Letter: Homophobia not a real phobia

Of recent date we have been word blitzed with the omnipresent “homophobia” — seemingly used with impunity and without any thought as to its derivation or meaning. To the less-punctilious, it is accepted without challenge or question. But to others, who believe that words mean something, it may appear to be a misnomer or, if you prefer, a neologism.

The word “homophobia” comes from combining the prefix homo, meaning “same” and suffix phobia, meaning “fear of.” As generally used today, “homophobia” implies an irrational fear or hatred of homosexuals.

It has been reported that this neologism was promoted in the 1960s by George Weinberg, a gay activist and psychologist, who attempted to define it in clinical literature shortly before the downgrading of homosexuality as a mental illness by the American Psychiatric Association in 1973. Weinberg claimed it was “the dread of being in close quarters with homosexuals.”

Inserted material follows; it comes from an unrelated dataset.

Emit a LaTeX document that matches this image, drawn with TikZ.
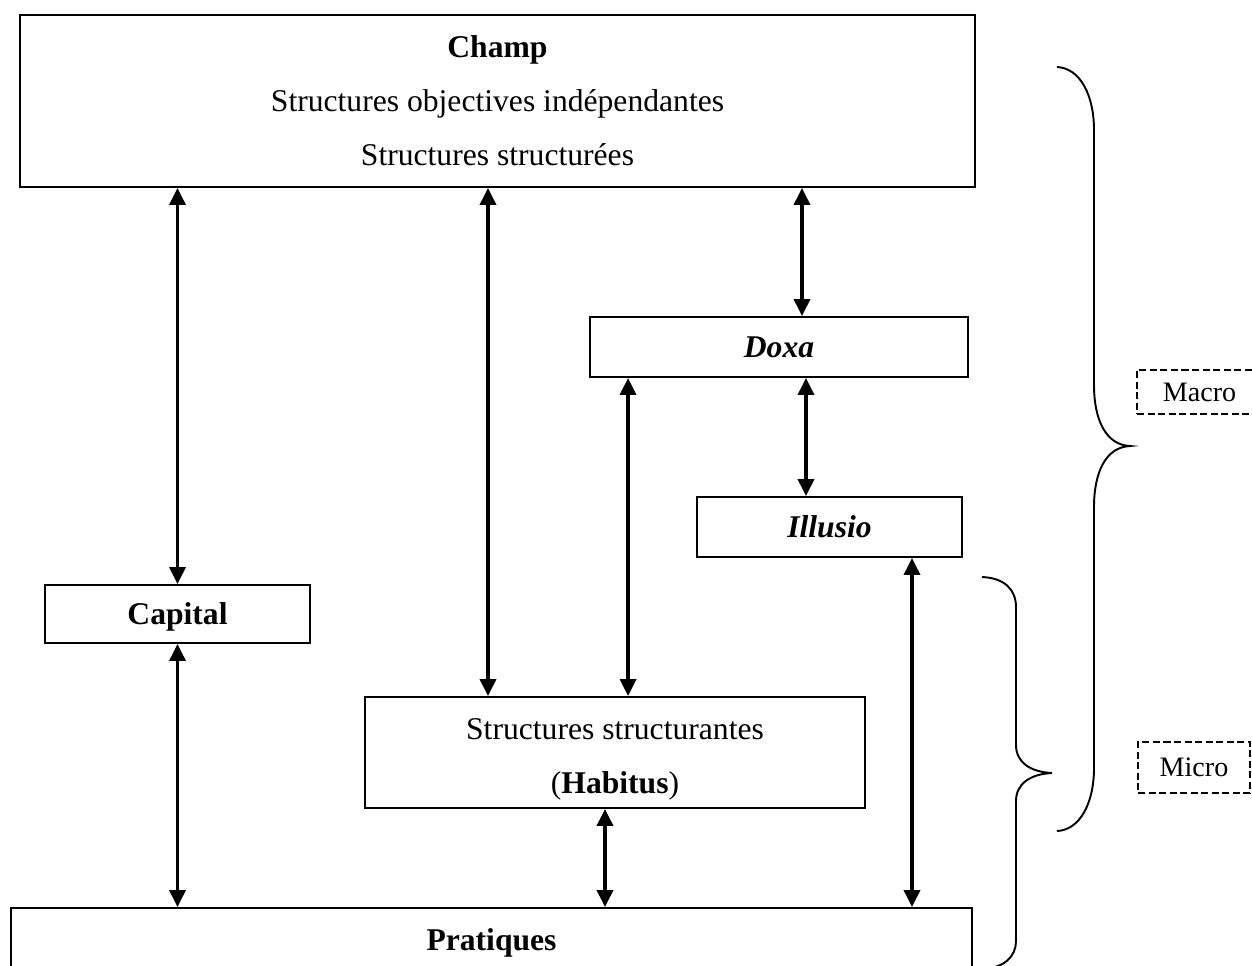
\documentclass[tikz,border=0pt]{standalone}
\usepackage{fontspec}
\setmainfont{Liberation Serif}
\usetikzlibrary{arrows.meta, calc}

\begin{document}
\begin{tikzpicture}[
  x=0.02cm, y=-0.02cm,
  bx/.style={draw, line width=1.1pt, align=center, inner sep=0pt, font=\fontsize{18}{30.8}\selectfont},
  tag/.style={draw, line width=0.9pt, dash pattern=on 4pt off 2pt, inner sep=0pt, font=\fontsize{16}{19}\selectfont},
  link/.style={{Triangle[length=0.34cm 0,width=0.32cm 0]}-{Triangle[length=0.34cm 0,width=0.32cm 0]}, line width=2pt},
  brc/.style={line width=1.1pt}
]
  \useasboundingbox (0,0) rectangle (1252,965);

  \node[bx, minimum width=19.1cm, minimum height=3.44cm] (champ) at (497.5,101) {
    \textbf{Champ}\\
    Structures objectives indépendantes\\
    Structures structurées
  };
  \node[bx, minimum width=7.56cm, minimum height=1.2cm] (doxa) at (779,347) {\textbf{\textit{Doxa}}};
  \node[bx, minimum width=5.3cm, minimum height=1.2cm] (illusio) at (829.5,527) {\textbf{\textit{Illusio}}};
  \node[bx, minimum width=5.3cm, minimum height=1.16cm, text depth=0pt] (capital) at (177.5,614) {\textbf{Capital}};
  \node[bx, minimum width=10cm, minimum height=2.22cm] (habitus) at (615,752.5) {
    \rule{0pt}{19.5pt}Structures structurantes\\
    (\textbf{Habitus})
  };
  \node[bx, minimum width=19.22cm, minimum height=1.28cm, text depth=0pt] (prat) at (491.5,940) {\textbf{Pratiques}};

  \node[tag, minimum width=2.5cm, minimum height=0.88cm] (macro) at (1199.5,392) {Macro};
  \node[tag, minimum width=2.24cm, minimum height=1.02cm] (micro) at (1194,767.5) {Micro};

  % liens
  \draw[link] (capital.north) -- (capital.north |- champ.south);
  \draw[link] (capital.south) -- (capital.south |- prat.north);
  \coordinate (h1) at ($(habitus.north)+(-127,0)$);
  \draw[link] (h1) -- (h1 |- champ.south);
  \coordinate (d1) at ($(doxa.north)+(23,0)$);
  \draw[link] (d1) -- (d1 |- champ.south);
  \coordinate (d2) at ($(doxa.south west)+(39,0)$);
  \draw[link] (d2) -- (d2 |- habitus.north);
  \coordinate (i1) at ($(illusio.north)+(-23.5,0)$);
  \draw[link] (i1) -- (i1 |- doxa.south);
  \coordinate (i2) at ($(illusio.south)+(82.5,0)$);
  \draw[link] (i2) -- (i2 |- prat.north);
  \coordinate (h2) at ($(habitus.south)+(-10,0)$);
  \draw[link] (h2) -- (h2 |- prat.north);

  % accolades
  \draw[brc] (1057,67) .. controls (1080,68) and (1094,95) .. (1094,130)
    -- (1094,385) .. controls (1094,420) and (1106,445) .. (1130,446)
    .. controls (1106,447) and (1094,472) .. (1094,507)
    -- (1094,768) .. controls (1094,803) and (1080,830) .. (1057,831);
  \draw[brc] (982,577) .. controls (1005,578) and (1016,590) .. (1016,607)
    -- (1016,745) .. controls (1016,762) and (1030,772) .. (1052,773)
    .. controls (1030,774) and (1016,784) .. (1016,801)
    -- (1016,941) .. controls (1016,956) and (1005,968) .. (982,969);
\end{tikzpicture}
\end{document}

But is “homophobia” an actual fear? Is there a basis for the suffix “phobia” in a clinical sense? Should it be “pathologized” or treated as a disease would be treated — e.g., claustrophobia, agoraphobia, hydrophobia, etc.?

University of Arkansas researchers think not. Through statistical analysis they were able to demonstrate that the concept usually described as “homophobia” originates from feelings of “disgust” — that a true “phobia” is derived from fear or anxiety. In a separate 1984 study, in which people viewed images of homosexual sex and where their physiological responses were measured, researchers failed to find physical reactions consistent with “phobias.”

True “phobias” are often treated by forcing patients to confront their fears, as prolonged exposure to feared stimuli can weaken the fear response. But the researchers said such a procedure may not be effective in eliminating “disgust.”

Accordingly, if the so called “homophobe” is “disgusted” by what he considers the abnormality of the homosexual lifestyle, perhaps one could or should arrive at a more precise and meaningful word to replace “homophobe,” since it would seem we are not dealing with a true “phobia.” “Homonegativism” has been proposed.